Task details – Pictures aside, quote the whole listing exactly.

····················

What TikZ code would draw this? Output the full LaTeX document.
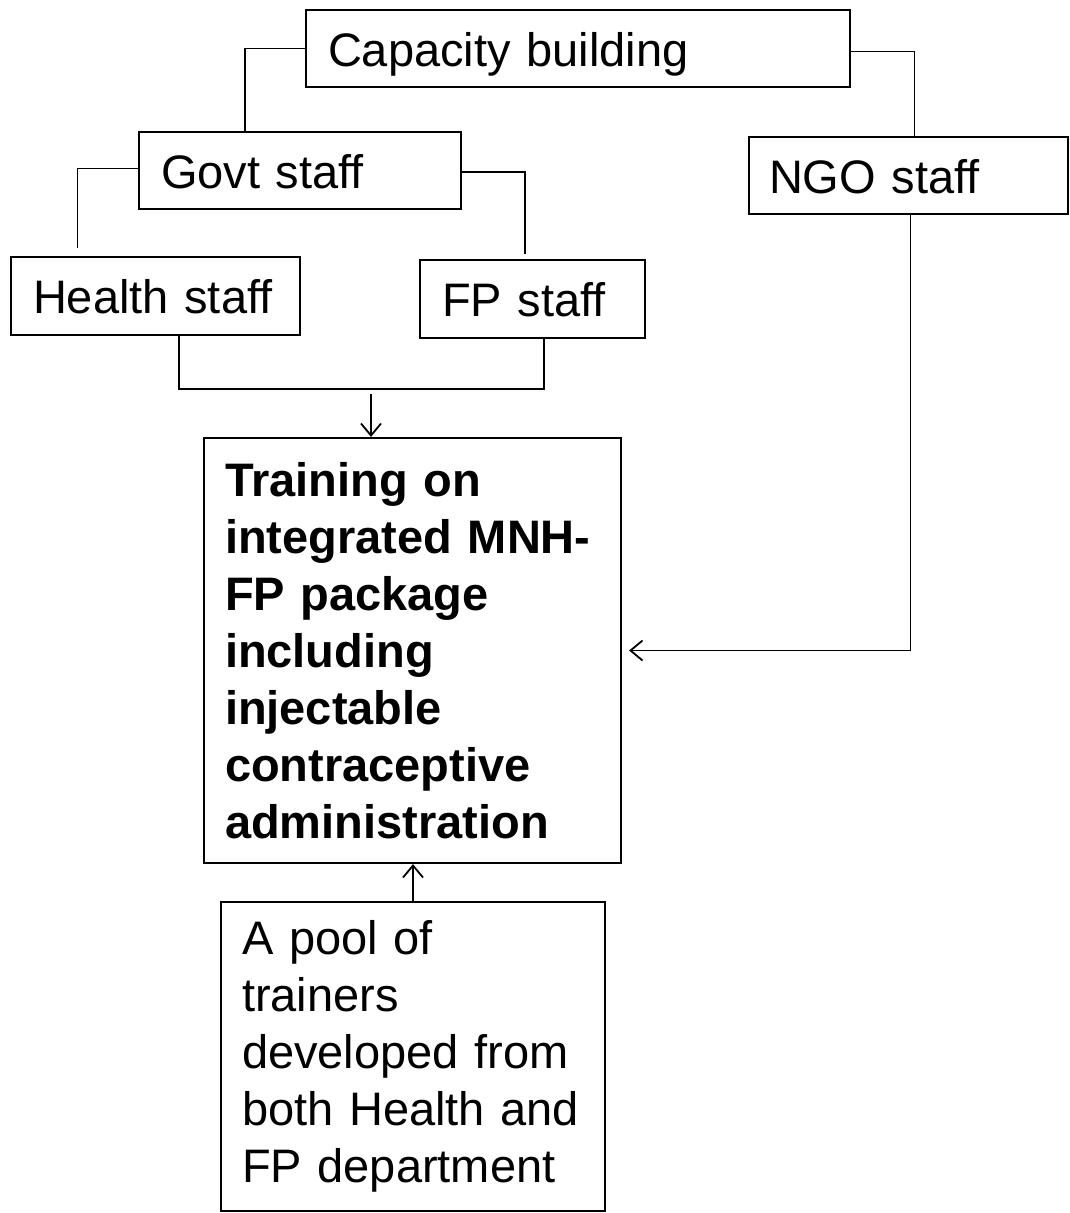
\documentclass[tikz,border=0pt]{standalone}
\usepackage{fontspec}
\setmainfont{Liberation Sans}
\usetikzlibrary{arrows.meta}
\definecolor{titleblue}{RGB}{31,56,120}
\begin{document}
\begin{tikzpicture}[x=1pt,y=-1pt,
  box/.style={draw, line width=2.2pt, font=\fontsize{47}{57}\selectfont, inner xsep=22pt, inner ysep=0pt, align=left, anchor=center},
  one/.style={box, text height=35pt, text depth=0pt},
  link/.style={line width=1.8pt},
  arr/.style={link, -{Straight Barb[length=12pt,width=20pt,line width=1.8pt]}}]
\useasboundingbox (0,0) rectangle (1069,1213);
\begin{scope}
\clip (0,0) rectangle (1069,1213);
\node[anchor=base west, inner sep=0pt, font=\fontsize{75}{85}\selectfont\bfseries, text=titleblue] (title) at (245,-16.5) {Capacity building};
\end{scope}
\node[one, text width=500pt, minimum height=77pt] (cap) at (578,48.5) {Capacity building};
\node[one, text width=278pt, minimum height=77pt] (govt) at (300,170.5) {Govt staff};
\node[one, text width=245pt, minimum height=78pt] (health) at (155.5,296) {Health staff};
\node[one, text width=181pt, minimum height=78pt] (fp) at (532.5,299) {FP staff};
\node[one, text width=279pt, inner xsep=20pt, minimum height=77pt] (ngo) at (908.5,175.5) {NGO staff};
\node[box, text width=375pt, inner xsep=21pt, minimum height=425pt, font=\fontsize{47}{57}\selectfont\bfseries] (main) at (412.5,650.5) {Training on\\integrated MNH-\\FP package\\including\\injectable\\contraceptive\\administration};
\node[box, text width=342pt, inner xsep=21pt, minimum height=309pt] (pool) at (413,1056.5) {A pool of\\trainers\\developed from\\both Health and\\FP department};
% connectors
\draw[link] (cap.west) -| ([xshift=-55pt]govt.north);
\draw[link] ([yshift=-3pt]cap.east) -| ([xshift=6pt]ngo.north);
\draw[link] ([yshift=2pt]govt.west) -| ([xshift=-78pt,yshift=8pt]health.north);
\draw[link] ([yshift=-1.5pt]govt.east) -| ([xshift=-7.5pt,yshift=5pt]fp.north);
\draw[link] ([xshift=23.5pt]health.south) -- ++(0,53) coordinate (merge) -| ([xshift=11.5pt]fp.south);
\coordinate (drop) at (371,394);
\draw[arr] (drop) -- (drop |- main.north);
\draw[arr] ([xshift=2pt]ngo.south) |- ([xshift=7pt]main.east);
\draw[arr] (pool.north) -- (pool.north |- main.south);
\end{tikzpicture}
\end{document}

····················

Solution –
What TikZ code would draw this? Output the full LaTeX document.
\documentclass[tikz,border=0pt]{standalone}
\usepackage{fontspec}
\setmainfont{Liberation Sans}
\usetikzlibrary{arrows.meta}
\definecolor{titleblue}{RGB}{31,56,120}
\begin{document}
\begin{tikzpicture}[x=1pt,y=-1pt,
  box/.style={draw, line width=2.2pt, font=\fontsize{47}{57}\selectfont, inner xsep=22pt, inner ysep=0pt, align=left, anchor=center},
  one/.style={box, text height=35pt, text depth=0pt},
  link/.style={line width=1.8pt},
  arr/.style={link, -{Straight Barb[length=12pt,width=20pt,line width=1.8pt]}}]
\useasboundingbox (0,0) rectangle (1069,1213);
\begin{scope}
\clip (0,0) rectangle (1069,1213);
\node[anchor=base west, inner sep=0pt, font=\fontsize{75}{85}\selectfont\bfseries, text=titleblue] (title) at (245,-16.5) {Capacity building};
\end{scope}
\node[one, text width=500pt, minimum height=77pt] (cap) at (578,48.5) {Capacity building};
\node[one, text width=278pt, minimum height=77pt] (govt) at (300,170.5) {Govt staff};
\node[one, text width=245pt, minimum height=78pt] (health) at (155.5,296) {Health staff};
\node[one, text width=181pt, minimum height=78pt] (fp) at (532.5,299) {FP staff};
\node[one, text width=279pt, inner xsep=20pt, minimum height=77pt] (ngo) at (908.5,175.5) {NGO staff};
\node[box, text width=375pt, inner xsep=21pt, minimum height=425pt, font=\fontsize{47}{57}\selectfont\bfseries] (main) at (412.5,650.5) {Training on\\integrated MNH-\\FP package\\including\\injectable\\contraceptive\\administration};
\node[box, text width=342pt, inner xsep=21pt, minimum height=309pt] (pool) at (413,1056.5) {A pool of\\trainers\\developed from\\both Health and\\FP department};
% connectors
\draw[link] (cap.west) -| ([xshift=-55pt]govt.north);
\draw[link] ([yshift=-3pt]cap.east) -| ([xshift=6pt]ngo.north);
\draw[link] ([yshift=2pt]govt.west) -| ([xshift=-78pt,yshift=8pt]health.north);
\draw[link] ([yshift=-1.5pt]govt.east) -| ([xshift=-7.5pt,yshift=5pt]fp.north);
\draw[link] ([xshift=23.5pt]health.south) -- ++(0,53) coordinate (merge) -| ([xshift=11.5pt]fp.south);
\coordinate (drop) at (371,394);
\draw[arr] (drop) -- (drop |- main.north);
\draw[arr] ([xshift=2pt]ngo.south) |- ([xshift=7pt]main.east);
\draw[arr] (pool.north) -- (pool.north |- main.south);
\end{tikzpicture}
\end{document}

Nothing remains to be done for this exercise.